BYBIT SINGAPORE, DATA TEAM

Principal Data Engineer Sep. 2020 - Dec. 2022 (2 years and 4 months)
As a founding member of the data team, helped design and build the company's data platform and machine learning platform from scratch, continuously evolving the tech stack to improve performance and stability.
  • Designed and maintained infrastructure services like Canal, Debezium, AWS EMR, Presto, and Airflow, leveraging GitOps and containerization to enhance productivity and standardization.
  • Built a large-scale near real-time pipeline using CDC (Canal/Debezium) and DataLake (Apache Hudi) technologies, enabling efficient data delivery and supporting update/delete operations.
  • Migrated Airflow from 1.0 to 2.0, improving task scheduling for ~40,000 daily tasks, and developed custom Airflow Operators and APIs for seamless integration with internal tools.
  • Developed a unified SQL query middleware for engines like Kyuubi, Presto, and Hive, simplifying data access and enhancing user experience through integration with the data portal.
  • Designed and implemented a machine learning platform using Juyterhub, Ray, MLflow, and Kubernetes, addressing MLOps challenges and supporting model training, tracking, and deployment.

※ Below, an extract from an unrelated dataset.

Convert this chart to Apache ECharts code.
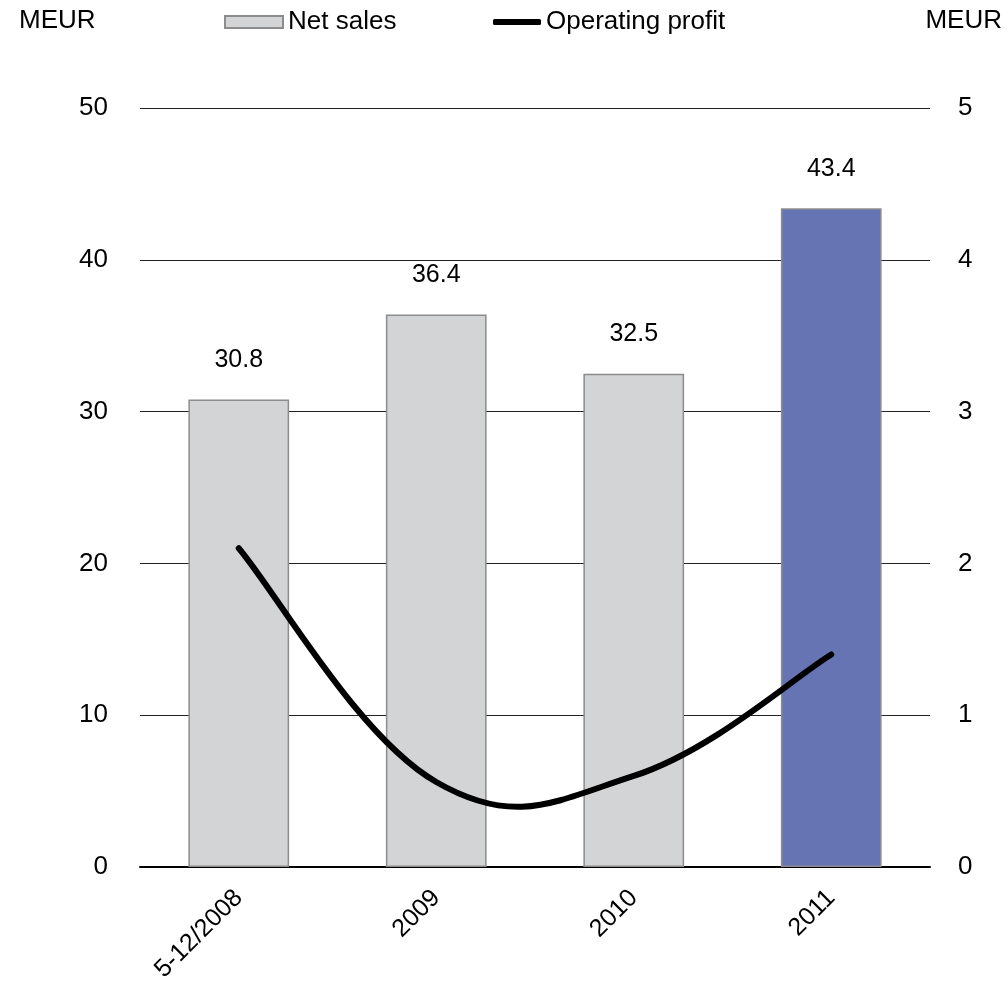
<!DOCTYPE html>
<html>
<head>
<meta charset="utf-8">
<script src="https://cdn.jsdelivr.net/npm/echarts@6/dist/echarts.min.js"></script>
<style>
  html, body { margin: 0; padding: 0; background: #fff; }
  #chart { width: 1008px; height: 985px; }
</style>
</head>
<body>
<div id="chart"></div>
<script>
// Net sales (left axis) and operating profit (right axis), MEUR
const categories = ['5-12/2008', '2009', '2010', '2011'];
const netSales = [30.8, 36.4, 32.5, 43.4];
const operatingProfit = [2.1, 0.56, 0.6, 1.4];
const leftTicks = { min: 0, max: 50, interval: 10 };
const rightTicks = { min: 0, max: 5, interval: 1 };

const FONT = '"Liberation Sans", Arial, sans-serif';
const BAR_GREY = '#d3d4d6';
const BAR_BLUE = '#6674b4';
const BAR_EDGE = '#8c8c8c';
const TENSION = 0.2;

// the latest year is drawn in blue, the rest in grey
const barData = netSales.map((v, i) => ({
  value: v,
  itemStyle: { color: i === netSales.length - 1 ? BAR_BLUE : BAR_GREY }
}));

// Smooth curve through the profit points (cardinal spline),
// built from pixel positions given by the cartesian coordinate system.
function smoothPath(pts) {
  let d = 'M' + pts[0][0] + ' ' + pts[0][1];
  for (let i = 0; i < pts.length - 1; i++) {
    const p0 = pts[Math.max(i - 1, 0)];
    const p1 = pts[i];
    const p2 = pts[i + 1];
    const p3 = pts[Math.min(i + 2, pts.length - 1)];
    const c1x = p1[0] + (p2[0] - p0[0]) * TENSION;
    const c1y = p1[1] + (p2[1] - p0[1]) * TENSION;
    const c2x = p2[0] - (p3[0] - p1[0]) * TENSION;
    const c2y = p2[1] - (p3[1] - p1[1]) * TENSION;
    d += ' C' + c1x + ' ' + c1y + ' ' + c2x + ' ' + c2y + ' ' + p2[0] + ' ' + p2[1];
  }
  return d;
}

const chart = echarts.init(document.getElementById('chart'), null, { renderer: 'canvas' });

chart.setOption({
  animation: false,
  backgroundColor: '#fff',
  textStyle: { fontFamily: FONT, color: '#000' },
  grid: { left: 140, right: 78, top: 108, bottom: 118, containLabel: false },
  legend: [
    {
      data: ['Net sales'],
      left: 224, top: 9, padding: 0,
      itemWidth: 58, itemHeight: 12,
      icon: 'rect',
      textStyle: { fontFamily: FONT, fontSize: 26, color: '#000' },
      selectedMode: false
    },
    {
      data: ['Operating profit'],
      left: 493, top: 9, padding: 0,
      itemWidth: 48, itemHeight: 6,
      icon: 'roundRect',
      itemStyle: { color: '#000', borderWidth: 0 },
      textStyle: { fontFamily: FONT, fontSize: 26, color: '#000' },
      selectedMode: false
    }
  ],
  graphic: [
    { type: 'text', left: 19, top: 8, style: { text: 'MEUR', font: '26px ' + FONT, fill: '#000' } },
    { type: 'text', right: 6, top: 8, style: { text: 'MEUR', font: '26px ' + FONT, fill: '#000' } }
  ],
  xAxis: {
    type: 'category',
    data: categories,
    axisLine: { show: true, lineStyle: { color: '#000', width: 2 } },
    axisTick: { show: false },
    axisLabel: {
      rotate: 45, margin: 27, fontFamily: FONT, fontSize: 25, color: '#000'
    }
  },
  yAxis: [
    {
      type: 'value',
      min: leftTicks.min, max: leftTicks.max, interval: leftTicks.interval,
      axisLine: { show: false },
      axisTick: { show: false },
      axisLabel: { margin: 32, fontFamily: FONT, fontSize: 26, color: '#000' },
      splitLine: { show: true, lineStyle: { color: '#222', width: 1 } }
    },
    {
      type: 'value',
      min: rightTicks.min, max: rightTicks.max, interval: rightTicks.interval,
      position: 'right',
      axisLine: { show: false },
      axisTick: { show: false },
      axisLabel: { margin: 28, fontFamily: FONT, fontSize: 26, color: '#000' },
      splitLine: { show: false }
    }
  ],
  series: [
    {
      name: 'Net sales',
      type: 'bar',
      yAxisIndex: 0,
      data: barData,
      barWidth: '51%',
      itemStyle: { color: BAR_GREY, borderColor: BAR_EDGE, borderWidth: 1.5 },
      label: {
        show: true, position: 'top', distance: 27,
        fontFamily: FONT, fontSize: 25, color: '#000',
        formatter: p => p.value.toFixed(1)
      },
      z: 2
    },
    {
      name: 'Operating profit',
      type: 'custom',
      coordinateSystem: 'cartesian2d',
      yAxisIndex: 1,
      data: operatingProfit.map((v, i) => [i, v]),
      encode: { x: 0, y: 1 },
      itemStyle: { color: '#000' },
      renderItem: (params, api) => {
        if (params.dataIndex !== 0) return null;
        const pts = operatingProfit.map((v, i) => api.coord([i, v]));
        return {
          type: 'path',
          shape: { pathData: smoothPath(pts) },
          style: { stroke: '#000', lineWidth: 6, fill: null, lineCap: 'round', lineJoin: 'round' }
        };
      },
      z: 3
    }
  ]
});
</script>
</body>
</html>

ATOME/ADVANCEAI SINGAPORE, DATA ENGINEER TEAM

Senior Data Engineer Apr. 2018 - Sep. 2020 (2 years and 6 months)
As a Senior Data Engineer in the Data Engineer Team for the finance business line, I participated in the designing, building, and maintaining the company data platform.
  • Migrated the ETL pipelines from Jenkins to Airflow to improve maintainability, performance, and stability. Developed Ad-hoc task feature for Airflow.
  • Implement ETL data pipelines for the data processing from different upstream servers and sources. Optimized the ETL pipelines, improve efficiency, and reduce the overall execution time.
  • Deployed and maintained Spark Thrift Server and Kyuubi Server, implement custom authentication and authorization. Significantly increased the ease of analyzing data without loss of security.
  • Analyze data in the warehouse and created dashboards for business insights using PySpark, JupyterHub, and Superset.

NETEASE, HANGZHOU / GUANGZHOU, CHINA

Senior Backend Developer Jul. 2012 - Mar. 2018 (5 years and 9 months)
Initially contributed to NetEase Cloud Music before transitioning to the e-commerce department where I developed and maintained backend microservices.
  • Designed and developed critical backend APIs for multi-platform applications, including user account management, payment processing, and integration with third-party systems like Sonos
  • Built and maintained microservices infrastructure using Spring Boot/Cloud ecosystem, implementing SKU management, vendor management, and event messaging services
  • Developed an automated CI/CD pipeline with GitLab CI, Docker, and custom scripting, significantly reducing deployment time and improving release reliability
  • Refactored legacy applications into modern microservices architecture, improving maintainability and enabling rapid iteration
  • Created custom testing and monitoring tools, including a Python-based API testing framework that improved testing efficiency and reliability

Education Background

  • Singapore Management University SINGAPORE 2020 - 2022
    • Master in IT Business - AI track
  • Jinan University GUANGZHOU, CHINA 2008 - 2012
    • Bachelor Of Computer Science And Technology